Roasting dan Persoalannya
Roasting adalah salah satu teknik dan gaya yang lazim digunakan dalam stand up comedy. Roasting merupakan metode yang digunakan untuk menyerang atau memojokkan sesorang dengan cara unik. Ejekan untuk target adalah bagian dari roasting. Umumnya, target juga dihadirkan langsung pada saat roasting dilakukan, sehingga sudah terjalin konsensus, alias kesepakatan di awal, untuk menghindari ketersinggungan. Roasting seringkali digunakan sebagai metode kritik dengan cara yang lebih halus.
Komika lokal yang punya kemampuan roasting yang bagus antara lain Kiky Saputri. Mulai dari artis nasional, menteri, anggota DPR, dan bahkan Gubenur DKI Jakarta, Anies Baswedan pernah ia roasting. Roasting yang bagus tentu saja tak lepas dari riset yang mendalam, sehingga apa yang di lempar ke target, tepat sasaran. Semakin aktual topik yang dilemparkan, maka penonton semakin terhibur.
Selain Kiky Saputri, komika yang jago meroasting adalah Dodit Mulyanto, Ridwan Remin, dan Mamat Alkatiri. Nama terakhir yang disebut, belum lama ini dilaporkan ke polisi oleh anggota DPR Hillary Brigitta Lasut atas dugaan pencemaran nama baik dalam sebuah diskusi yang kebetulan mempertemukan keduanya, berikut narasumber lain. Mamat Alkatiri dianggap menggunakan kata-kata yang tak pantas dilontarkan ke publik, apalagi diliput media secara luas.
Hal tersebut merupakan contoh, kadang komika justru tersandung masalah saat membawakan materi. Dalam konteks roasting, apa yang disampaikan komika pada targetnya hampir selalu dibalut dengan komedi. Ini merupakan salah satu wadah kebebasan berpendapat untuk para komedian, untuk menyuarakan kegelisan dan kritik mereka pada target roasting.
Penggugatan pada komika oleh target sudah melenceng dari premis awal roasting yakni dengan tujuan menghibur, tak terlalu serius, dan bahkan dengan konsensus. Kalau ini dinormalisasi, bukan tak mungkin kalau stand up comedian menjadi tak asyik lagi.
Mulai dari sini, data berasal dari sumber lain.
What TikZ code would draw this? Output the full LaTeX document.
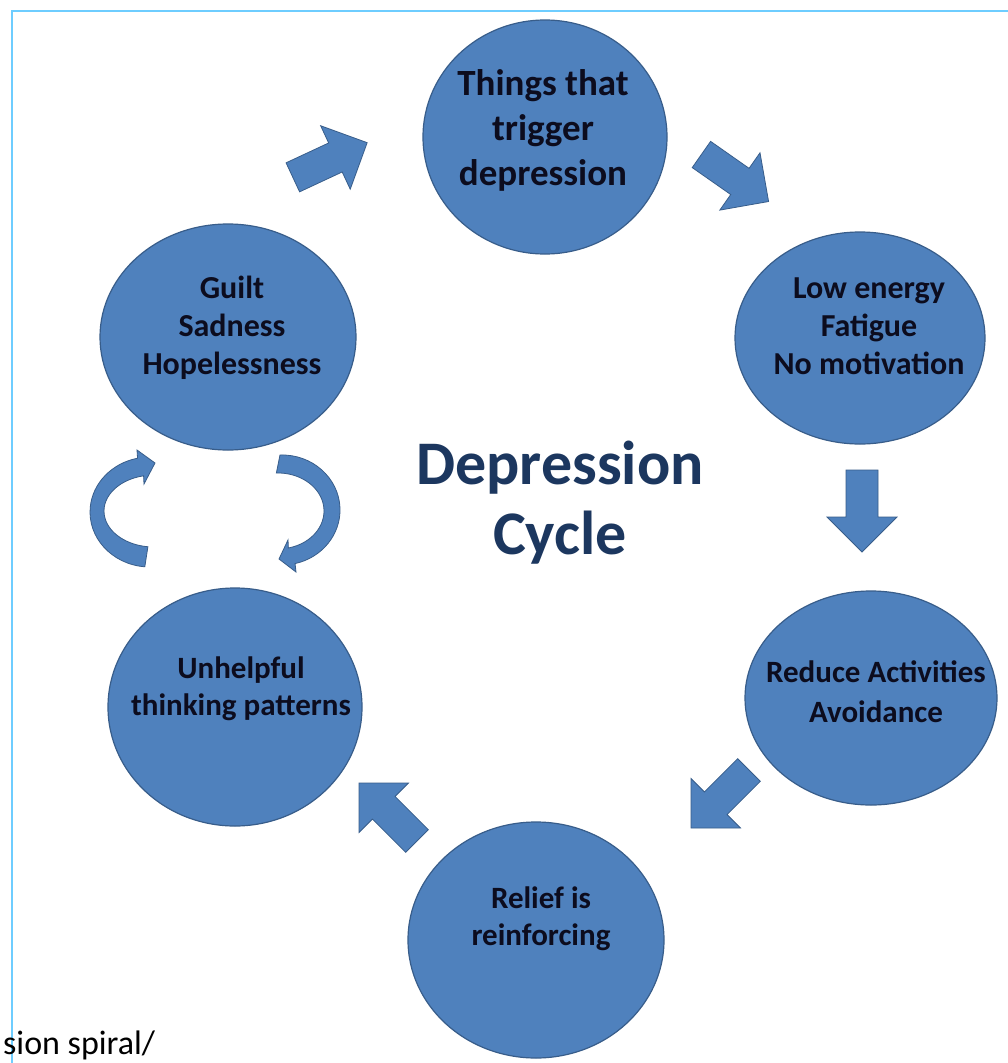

Komika akan selalu bermain aman dan hanya membicarakan topik-topik normatif. Penonton lama-lama akan bosan, dan mungkin saja, akan meninggalkan panggung dalam artian sebenarnya. Dunia stand up comedy di Indonesia pun bukan tak mungkin akan mandek dan tak berkembang.
Jalan tengah sudah pasti harus dicari. Roasting yang berisi kritik dan ejekan dalam ranah berbalut komedi, harus dipahami merupakan hal yang lumrah dalam panggung pertunjukan komedi. Selama tak menyinggung isu SARA dan umpatan kasar, roasting dalam stand up komedi masih jadi salah satu pertunjukan hiburan yang menarik untuk dinikmati.